Lesson 6 is bogus (never consult a physician for health treatment). There are many hockey sticks, Mann's reconsturction is but one of them. The climate is changing rapidly, which is dangerous; the Paleocene-Eocene Thermal Maximum was marked by a large extinction event. The pace of climate change during the PETM was 6°C (averaged globally, which means tens of degrees in some places) in 20,000 years. The current pace (which is smaller than the projected pace, which will certainly be faster) has been approximately 0.8°C in 100 years. Do the math. PETM is 0.03°C per century. The current pace is nearly 27 times faster.
So when he says this:
For, apart from the hockey stick, there is no evidence that climate is changing dangerously or faster than in the past, when it changed naturally.
It's not heresy, he's just plain wrong. What follows in his essay is the same screed that many others have laid out, but is wrong. For example, feedbacks. There is consensus about feedbacks. It's physics. Ice melts, water is darker than ice, the planet absorbs more heat.
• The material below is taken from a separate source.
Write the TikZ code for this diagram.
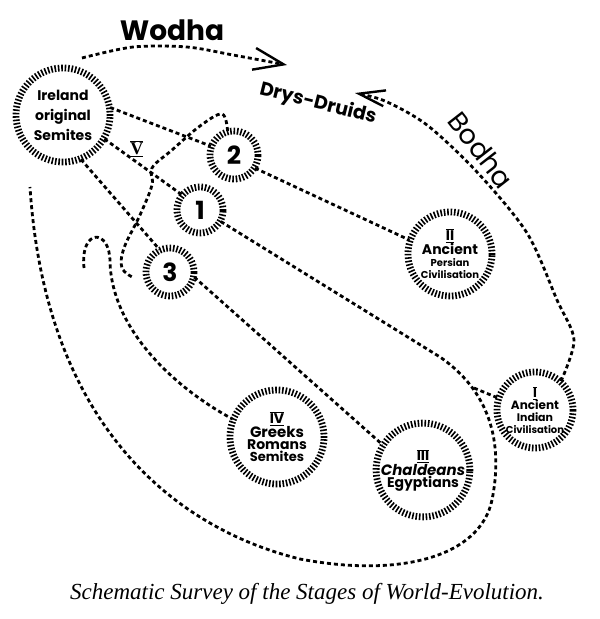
\documentclass[tikz,border=0pt]{standalone}
\usepackage{fontspec}
\setmainfont{Liberation Serif}
\newfontfamily\hand{Poppins}
\usetikzlibrary{decorations.pathreplacing,arrows.meta}
\newcommand\rnum[1]{$\overline{\underline{\mbox{\bfseries #1}}}$}

\begin{document}
\begin{tikzpicture}[x=1pt,y=-1pt,
  ring/.style={circle,draw,inner sep=0pt,align=center,line width=1.6pt,decorate,
    decoration={ticks,segment length=3.4pt,amplitude=3.4pt}},
  dots/.style={line width=2.8pt,dash pattern=on 4pt off 3pt},
  barb/.style 2 args={-{Straight Barb[length=#1,width=#2,line width=2.4pt]}}]
 \useasboundingbox (0,0) rectangle (600,619);
 \node[ring,minimum size=94pt,font=\hand\bfseries\fontsize{14}{20}\selectfont] (ire) at (63,115) {Ireland\\original\\Semites};
 \node[ring,minimum size=48pt,font=\hand\bfseries\fontsize{25}{25}\selectfont] (two) at (234,155) {2};
 \node[ring,minimum size=46pt,font=\hand\bfseries\fontsize{25}{25}\selectfont] (one) at (200,210) {1};
 \node[ring,minimum size=48pt,font=\hand\bfseries\fontsize{25}{25}\selectfont] (three) at (170,272) {3};
 \node[ring,minimum size=84pt,font=\hand\bfseries] (pers) at (450,254)
  {\fontsize{14}{13}\selectfont\rnum{II}\\\fontsize{14}{12}\selectfont Ancient\\\fontsize{10}{10}\selectfont Persian\\\fontsize{10}{10}\selectfont Civilisation};
 \node[ring,minimum size=76pt,font=\hand\bfseries] (ind) at (535,410)
  {\fontsize{13}{13}\selectfont\rnum{I}\\\fontsize{12}{12}\selectfont Ancient\\\fontsize{11}{12}\selectfont Indian\\\fontsize{10}{10}\selectfont Civilisation};
 \node[ring,minimum size=94pt,font=\hand\bfseries] (greek) at (277,437)
  {\fontsize{14}{15}\selectfont\rnum{IV}\\\fontsize{15}{15}\selectfont Greeks\\\fontsize{14}{14}\selectfont Romans\\\fontsize{13}{13}\selectfont Semites};
 \node[ring,minimum size=90pt,font=\hand\bfseries] (chald) at (423,470)
  {\fontsize{14}{17}\selectfont\rnum{III}\\\fontsize{15}{17}\selectfont\itshape Chaldeans\\\fontsize{14}{14}\selectfont Egyptians};
 \draw[dots] (ire.9) -- (two.159);
 \draw[dots] (two.-32) -- (pers.161);
 \draw[dots] (ire.-30) -- node[pos=0.42,above=1pt,font=\fontsize{18}{18}\selectfont] (five) {\rnum{V}} (one.140);
 \draw[dots] (ire.-68) -- (three.115);
 \draw[dots] (three.-12) -- (chald.148);
 \coordinate (hook) at (84,268);
 \draw[dots] (hook) .. controls (80,228) and (110,228) .. (110,262) .. controls (112,330) and (175,388) .. (greek.158);
 \coordinate (lend) at (30,187);
 \coordinate (fork) at (474,388);
 \draw[dots] (one.-29) -- (440,357) .. controls (495,395) and (502,450) .. (492,500)
  .. controls (480,557) and (400,578) .. (300,559) .. controls (170,527) and (45,420) .. (lend);
 \draw[dots] (fork) -- (ind.162);
 \draw[dots] plot[smooth,tension=0.6] coordinates {(two.105) (222,114) (200,126) (172,150) (152,168) (152,185) (140,215) (124,248) (122,268) (134,278)};
 \coordinate (wst) at (82,58);
 \coordinate (wtip) at (287,65);
 \draw[dots,barb={30pt}{22pt}] plot[smooth] coordinates {(wst) (133,47) (187,47) (233,55) (wtip)};
 \coordinate (btip) at (355,93);
 \draw[dots,barb={26pt}{16pt}] plot[smooth] coordinates {(ind.48) (574,340) (557,300) (527,233) (477,172) (427,125) (385,101) (btip)};
 \node[font=\hand\bfseries\fontsize{28}{30}\selectfont] (wodha) at (172,30) {Wodha};
 \node[font=\hand\fontsize{27}{30}\selectfont,rotate=-52] (bodha) at (481,150) {Bodha};
 \node[font=\hand\bfseries\fontsize{19}{21}\selectfont,rotate=-14] (drys) at (318,104) {Drys-Druids};
 \node[font=\itshape\fontsize{23}{26}\selectfont] (cap) at (307,594) {Schematic Survey of the Stages of World-Evolution.};
\end{tikzpicture}
\end{document}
The permafrost melts, and more trapped methane escapes, the radiative forcing for which can be calculated. It's far higher than 1.2°C per doubling.
Not heresy, just wrong.
In fact, the author of this piece repeated in his book the fallacious canard favoured by many deniers, that scientists were announcing an imminent ice age. That is so wrong, that even meteorologists published a paper debunking this garbage claim:
The Myth of the 1970's global cooling consensus
It's funny that he on the one hand says we can't trust a consensus about the future (though I'm sure he doesn't actually believe that) and on the other we can trust them about the past, though he apparently doesn't trust them on the past...
Never rely on the consensus of experts about the future. Experts are worth listening to about the past, but not the future.
Not heresy, just really, really wrong.
An equally important lesson is that those who have Galileo delusions are almost always wrong, really wrong.